• _Task brief_: Report the number of lines containing "this", with no other words.

• _Task data_:

+ + +

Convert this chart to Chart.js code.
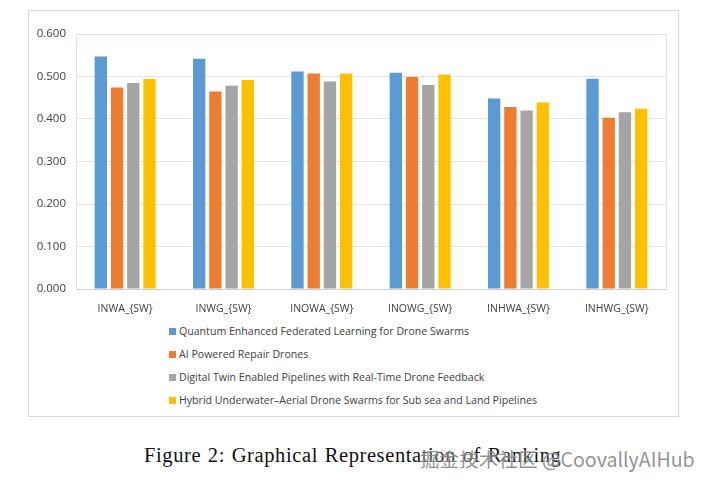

+ + +

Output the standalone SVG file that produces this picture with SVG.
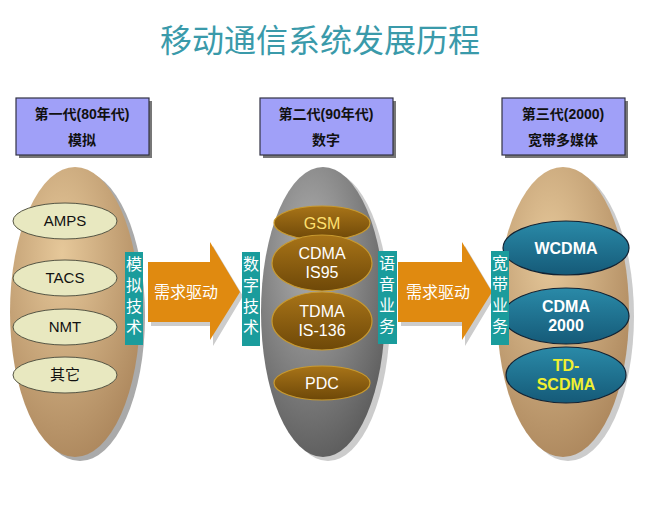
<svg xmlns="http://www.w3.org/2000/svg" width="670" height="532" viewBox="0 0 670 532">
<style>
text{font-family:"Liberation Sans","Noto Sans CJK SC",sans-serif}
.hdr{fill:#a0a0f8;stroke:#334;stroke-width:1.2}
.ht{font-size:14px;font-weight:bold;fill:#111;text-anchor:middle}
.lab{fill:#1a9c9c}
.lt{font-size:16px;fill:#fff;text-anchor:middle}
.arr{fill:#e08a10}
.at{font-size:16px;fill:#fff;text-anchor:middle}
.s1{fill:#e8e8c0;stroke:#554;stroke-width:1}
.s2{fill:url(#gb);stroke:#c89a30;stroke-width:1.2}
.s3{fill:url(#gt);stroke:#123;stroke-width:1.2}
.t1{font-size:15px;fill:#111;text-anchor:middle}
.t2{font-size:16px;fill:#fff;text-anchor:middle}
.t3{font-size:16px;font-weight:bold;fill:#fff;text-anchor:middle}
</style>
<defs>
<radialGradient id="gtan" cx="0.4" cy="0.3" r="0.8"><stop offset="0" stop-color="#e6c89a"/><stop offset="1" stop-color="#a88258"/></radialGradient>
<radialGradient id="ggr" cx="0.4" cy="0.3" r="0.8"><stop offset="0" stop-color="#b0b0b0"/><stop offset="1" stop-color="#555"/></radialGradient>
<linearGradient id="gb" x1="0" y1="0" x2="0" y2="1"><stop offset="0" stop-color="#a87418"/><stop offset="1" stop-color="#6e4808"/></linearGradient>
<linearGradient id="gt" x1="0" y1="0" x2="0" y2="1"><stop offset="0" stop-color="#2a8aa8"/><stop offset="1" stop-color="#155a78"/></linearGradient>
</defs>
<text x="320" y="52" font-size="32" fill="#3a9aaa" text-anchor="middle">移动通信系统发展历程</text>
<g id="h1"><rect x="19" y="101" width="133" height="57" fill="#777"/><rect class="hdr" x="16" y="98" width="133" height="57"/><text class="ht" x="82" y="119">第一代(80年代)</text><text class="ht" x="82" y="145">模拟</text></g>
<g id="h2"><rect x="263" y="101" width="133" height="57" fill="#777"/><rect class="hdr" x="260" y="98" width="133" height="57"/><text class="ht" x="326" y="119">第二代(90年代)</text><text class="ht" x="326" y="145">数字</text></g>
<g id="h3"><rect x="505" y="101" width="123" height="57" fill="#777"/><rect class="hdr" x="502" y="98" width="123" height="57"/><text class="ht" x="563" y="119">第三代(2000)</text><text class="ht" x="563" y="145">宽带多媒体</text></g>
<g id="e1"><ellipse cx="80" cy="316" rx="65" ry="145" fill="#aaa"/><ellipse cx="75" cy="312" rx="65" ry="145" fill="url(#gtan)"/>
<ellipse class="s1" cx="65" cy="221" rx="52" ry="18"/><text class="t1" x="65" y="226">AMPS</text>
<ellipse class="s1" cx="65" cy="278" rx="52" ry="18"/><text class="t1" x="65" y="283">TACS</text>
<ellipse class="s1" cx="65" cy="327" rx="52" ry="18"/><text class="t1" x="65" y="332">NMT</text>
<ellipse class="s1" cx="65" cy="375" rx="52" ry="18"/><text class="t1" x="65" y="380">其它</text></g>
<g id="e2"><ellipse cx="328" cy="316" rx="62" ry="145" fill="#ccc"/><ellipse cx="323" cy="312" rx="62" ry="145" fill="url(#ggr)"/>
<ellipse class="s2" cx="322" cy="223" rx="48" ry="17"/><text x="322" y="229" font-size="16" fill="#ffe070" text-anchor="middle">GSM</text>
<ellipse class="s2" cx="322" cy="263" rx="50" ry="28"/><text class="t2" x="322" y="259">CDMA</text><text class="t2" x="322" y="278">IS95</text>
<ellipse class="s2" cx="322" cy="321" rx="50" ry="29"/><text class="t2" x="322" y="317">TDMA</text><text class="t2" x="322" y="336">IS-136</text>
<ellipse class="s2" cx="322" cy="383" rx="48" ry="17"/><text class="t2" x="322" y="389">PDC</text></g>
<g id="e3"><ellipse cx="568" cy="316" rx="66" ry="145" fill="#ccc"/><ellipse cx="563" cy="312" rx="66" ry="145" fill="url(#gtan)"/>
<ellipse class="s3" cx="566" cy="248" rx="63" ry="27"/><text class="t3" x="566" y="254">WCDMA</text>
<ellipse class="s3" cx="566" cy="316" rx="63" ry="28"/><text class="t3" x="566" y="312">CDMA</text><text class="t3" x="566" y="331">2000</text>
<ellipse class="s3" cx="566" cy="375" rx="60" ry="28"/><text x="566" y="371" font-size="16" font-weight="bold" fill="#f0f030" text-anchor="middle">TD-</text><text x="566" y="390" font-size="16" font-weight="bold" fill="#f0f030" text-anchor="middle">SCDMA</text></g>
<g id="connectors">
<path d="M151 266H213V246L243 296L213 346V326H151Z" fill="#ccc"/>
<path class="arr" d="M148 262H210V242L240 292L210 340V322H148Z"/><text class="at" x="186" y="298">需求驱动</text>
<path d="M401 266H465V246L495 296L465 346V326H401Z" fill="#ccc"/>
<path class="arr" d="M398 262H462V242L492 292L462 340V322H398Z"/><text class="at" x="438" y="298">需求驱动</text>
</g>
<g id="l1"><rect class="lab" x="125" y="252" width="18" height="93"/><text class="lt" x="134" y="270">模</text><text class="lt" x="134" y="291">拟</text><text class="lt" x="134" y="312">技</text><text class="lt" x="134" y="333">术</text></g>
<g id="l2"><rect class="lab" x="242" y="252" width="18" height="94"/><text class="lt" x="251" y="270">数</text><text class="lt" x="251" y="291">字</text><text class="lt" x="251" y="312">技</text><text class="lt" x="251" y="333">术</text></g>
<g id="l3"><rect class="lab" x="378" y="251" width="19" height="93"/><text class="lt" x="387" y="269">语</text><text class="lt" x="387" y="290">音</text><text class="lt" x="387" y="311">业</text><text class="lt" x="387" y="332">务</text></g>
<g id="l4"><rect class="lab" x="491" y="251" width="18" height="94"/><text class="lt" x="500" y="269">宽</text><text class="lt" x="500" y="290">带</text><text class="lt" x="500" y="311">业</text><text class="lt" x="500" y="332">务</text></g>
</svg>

+ + +

• _Exercise result_: 2